What is your recommendation?

Firms with a retail facing business should clearly consider the guidance closely.

Given the points made above, we are also recommending this for firms who make ESG-related claims in relation to products and services in an institutional or wholesale context.

Can you give us any examples as to where issues might arise?

Please get in touch with your usual A&O contact for a list of scenarios where risk may arise, our assessment of the risk level, and our recommended approach going forward.

Is the guidance relevant if I classify a product/service as sustainable for internal purposes (eg to meet internal ESG-related business targets), but make no statement to this effect to a client?

No – it is not relevant in this context.

How will the guidance impact my litigation exposure?

The new anti-greenwashing rule may increase the litigation risk for firms, whether under general law principles or claims by consumers under s.138D of the Financial Services and Markets Act 2000 (FSMA), which provides a right of action against firms where a private individual has suffered loss as a result of a breach by the firm of FCA rules.

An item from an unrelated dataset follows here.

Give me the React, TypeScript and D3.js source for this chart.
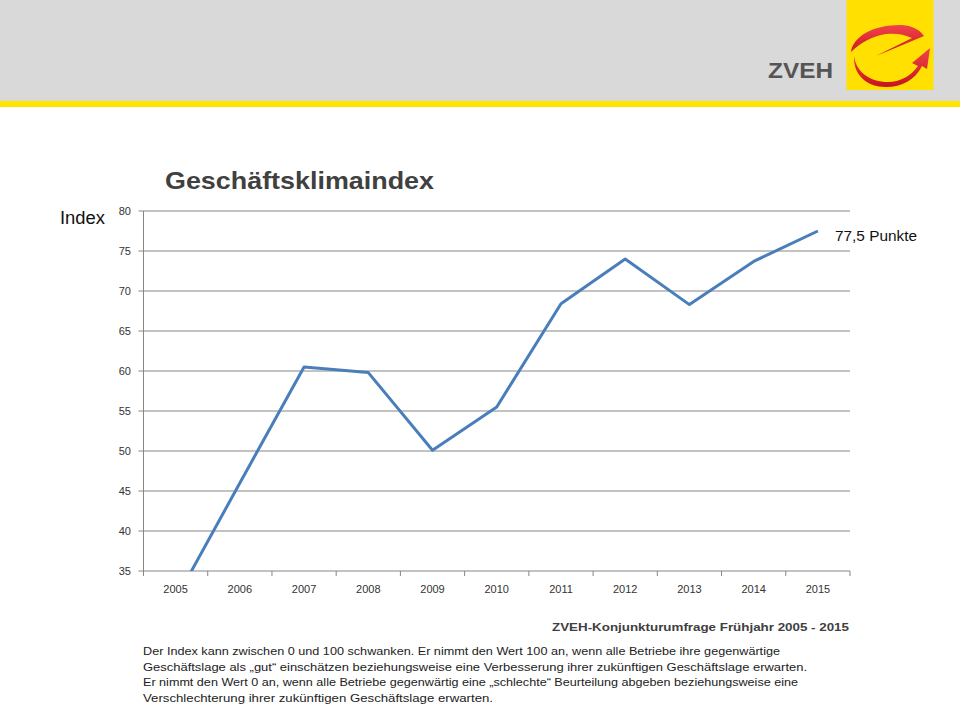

While the guidance will not be binding, it is likely to inform the view of a court as to what might be regarded as “fair, clear and not misleading”.

It might also be thought that the guidance should also assist to establish what will constitute reasonable steps that can be taken by a firm in order to avoid liability.

However, while a right of action under s.138D will not arise in relation to the general “fair clear and not misleading” rule in COBS 4.2.1 if the firm takes reasonable steps to ensure it complies with that rule, there is currently no equivalent exception under the proposed anti-greenwashing rule.

This does raise the possibility that a firm could be held liable to consumers for misleading statements in relation to the sustainability aspects of a product even where it has followed the guidance.